Just as technology has improved so many other parts of our lives, it could also advance health equity by eliminating barriers to the tools, resources, knowledge, and opportunities we all need to be as healthy as possible.
Data is at the heart of advancing health equity. People, whether as patients, clinicians, community leaders, or public health officials, need clean, usable, trustworthy data to take meaningful action. To advance health equity, we need to understand social determinants of health along with information from claims data, research, operations, and community risks. A patient’s physical environment, health-related behaviors, and economic factors make a profound difference.
Bringing all this data together in a meaningful way will be transformative. While clinical data is flowing through information exchanges, most data that impacts a person’s health is siloed and disconnected, existing outside the hospital’s electronic health record system. That’s why we’re building an open, intelligent, cloud-based healthcare platform—to connect clinical and enterprise systems for organizations and to bring in data like social determinants of health or community risk factors. We’re removing the silos and connecting disparate systems.
Just as technology has improved so many other parts of our lives, it could also advance health equity by eliminating barriers to the tools, resources, knowledge, and opportunities we all need to be as healthy as possible.
At an individual level, technology can give providers a holistic view of a patient’s health through a single, longitudinal health record. This enables them to address all aspects of a person’s condition including non-clinical factors. At a community level, technology supports leaders with a full picture of their community’s health and risk. With better information, they can more effectively reach and treat different segments of the population, direct resources, programming, and interventions equitably, and create policies that lead to health justice.

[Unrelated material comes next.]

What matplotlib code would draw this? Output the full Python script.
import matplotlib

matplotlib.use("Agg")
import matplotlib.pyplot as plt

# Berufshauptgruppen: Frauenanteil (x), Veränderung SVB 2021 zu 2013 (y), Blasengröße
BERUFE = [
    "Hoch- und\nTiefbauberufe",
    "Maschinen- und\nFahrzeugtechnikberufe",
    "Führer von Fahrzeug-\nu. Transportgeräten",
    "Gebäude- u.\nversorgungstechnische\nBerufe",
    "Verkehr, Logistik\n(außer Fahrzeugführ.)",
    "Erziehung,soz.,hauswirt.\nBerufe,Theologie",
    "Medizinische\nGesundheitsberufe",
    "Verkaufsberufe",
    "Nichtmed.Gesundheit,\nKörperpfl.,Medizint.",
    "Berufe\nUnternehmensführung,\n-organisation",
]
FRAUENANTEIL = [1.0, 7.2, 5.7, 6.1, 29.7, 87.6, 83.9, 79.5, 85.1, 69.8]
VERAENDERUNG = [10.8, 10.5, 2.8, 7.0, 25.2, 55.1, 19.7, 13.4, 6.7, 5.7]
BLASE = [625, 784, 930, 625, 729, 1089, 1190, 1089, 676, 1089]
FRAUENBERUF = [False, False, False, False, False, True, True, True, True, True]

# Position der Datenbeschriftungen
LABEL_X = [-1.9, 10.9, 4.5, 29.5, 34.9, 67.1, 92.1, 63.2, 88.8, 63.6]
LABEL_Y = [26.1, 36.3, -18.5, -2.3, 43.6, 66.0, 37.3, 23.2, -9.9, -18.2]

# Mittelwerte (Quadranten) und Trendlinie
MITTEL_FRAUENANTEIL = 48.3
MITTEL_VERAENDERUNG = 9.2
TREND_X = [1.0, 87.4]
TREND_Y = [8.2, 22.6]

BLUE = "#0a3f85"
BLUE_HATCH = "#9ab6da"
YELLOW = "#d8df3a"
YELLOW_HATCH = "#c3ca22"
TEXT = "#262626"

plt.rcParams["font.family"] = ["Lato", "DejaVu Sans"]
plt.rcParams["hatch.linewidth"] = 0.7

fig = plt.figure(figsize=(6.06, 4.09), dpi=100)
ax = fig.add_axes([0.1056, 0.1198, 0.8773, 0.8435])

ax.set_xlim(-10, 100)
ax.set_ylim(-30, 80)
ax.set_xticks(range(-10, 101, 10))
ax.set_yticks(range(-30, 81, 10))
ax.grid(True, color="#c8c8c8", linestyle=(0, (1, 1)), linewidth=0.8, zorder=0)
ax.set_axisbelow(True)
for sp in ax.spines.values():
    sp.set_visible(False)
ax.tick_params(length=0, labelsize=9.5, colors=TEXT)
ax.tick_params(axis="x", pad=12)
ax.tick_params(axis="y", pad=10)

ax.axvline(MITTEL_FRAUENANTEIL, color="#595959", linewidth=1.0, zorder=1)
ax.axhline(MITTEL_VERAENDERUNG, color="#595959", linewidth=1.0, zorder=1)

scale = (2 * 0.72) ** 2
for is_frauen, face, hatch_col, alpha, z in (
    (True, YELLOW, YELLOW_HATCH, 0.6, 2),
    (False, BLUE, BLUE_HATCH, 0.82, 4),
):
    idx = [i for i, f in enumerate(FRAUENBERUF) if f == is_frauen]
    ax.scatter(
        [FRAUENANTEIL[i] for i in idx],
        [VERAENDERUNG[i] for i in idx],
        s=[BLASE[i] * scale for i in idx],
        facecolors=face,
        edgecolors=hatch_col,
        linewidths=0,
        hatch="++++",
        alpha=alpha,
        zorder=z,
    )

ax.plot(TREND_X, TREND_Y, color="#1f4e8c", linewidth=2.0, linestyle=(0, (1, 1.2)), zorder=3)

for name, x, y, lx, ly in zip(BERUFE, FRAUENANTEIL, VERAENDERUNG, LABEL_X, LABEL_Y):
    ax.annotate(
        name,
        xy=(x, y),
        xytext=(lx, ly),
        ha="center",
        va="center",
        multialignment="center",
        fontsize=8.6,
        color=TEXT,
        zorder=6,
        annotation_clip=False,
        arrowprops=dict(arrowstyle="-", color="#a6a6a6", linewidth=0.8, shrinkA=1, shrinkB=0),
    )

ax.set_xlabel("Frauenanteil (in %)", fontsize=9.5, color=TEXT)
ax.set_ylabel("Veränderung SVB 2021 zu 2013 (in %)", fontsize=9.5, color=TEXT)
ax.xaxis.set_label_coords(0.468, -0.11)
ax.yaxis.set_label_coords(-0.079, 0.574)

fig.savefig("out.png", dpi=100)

With a cloud-based health platform, we can also extend data across the healthcare ecosystem, making it available for researchers and scientists. Advancing health equity includes ensuring everyone has access to the newest and most innovative therapies available. Technology enables life sciences companies to connect with healthcare providers, their clinicians, patients, and communities to expand access to clinical trials. This results in more diverse study participants, which means researchers have more representative, complete, and comprehensive patient information to validate the safety and efficacy of treatments.
Oracle Health’s Learning Health Network includes over 100 healthcare delivery organizations dedicated to sharing deidentified data to advance clinical research. With more than 100 million patients represented, diversity has become the network’s superpower. Clinical trials run through the Learning Health Network have three times the US average of Black and Hispanic participants. Individuals, clinicians, and communities who have never had the chance to participate in clinical discovery can now do so, gaining access to leading therapeutics, diagnostics, and medications sooner.
Technology comes with its own challenges in equity, so we have an obligation to be responsible stewards of patient data. AI could be a game changer as we look to solve healthcare’s biggest challenges like burnout and cost.
In short, with more data and better information, we have an incredible opportunity to create a better healthcare system that improves lives and experiences for patients, clinicians, and communities around the world regardless of economic status or geography. It will take all of us working together to achieve this. Now is our time for action.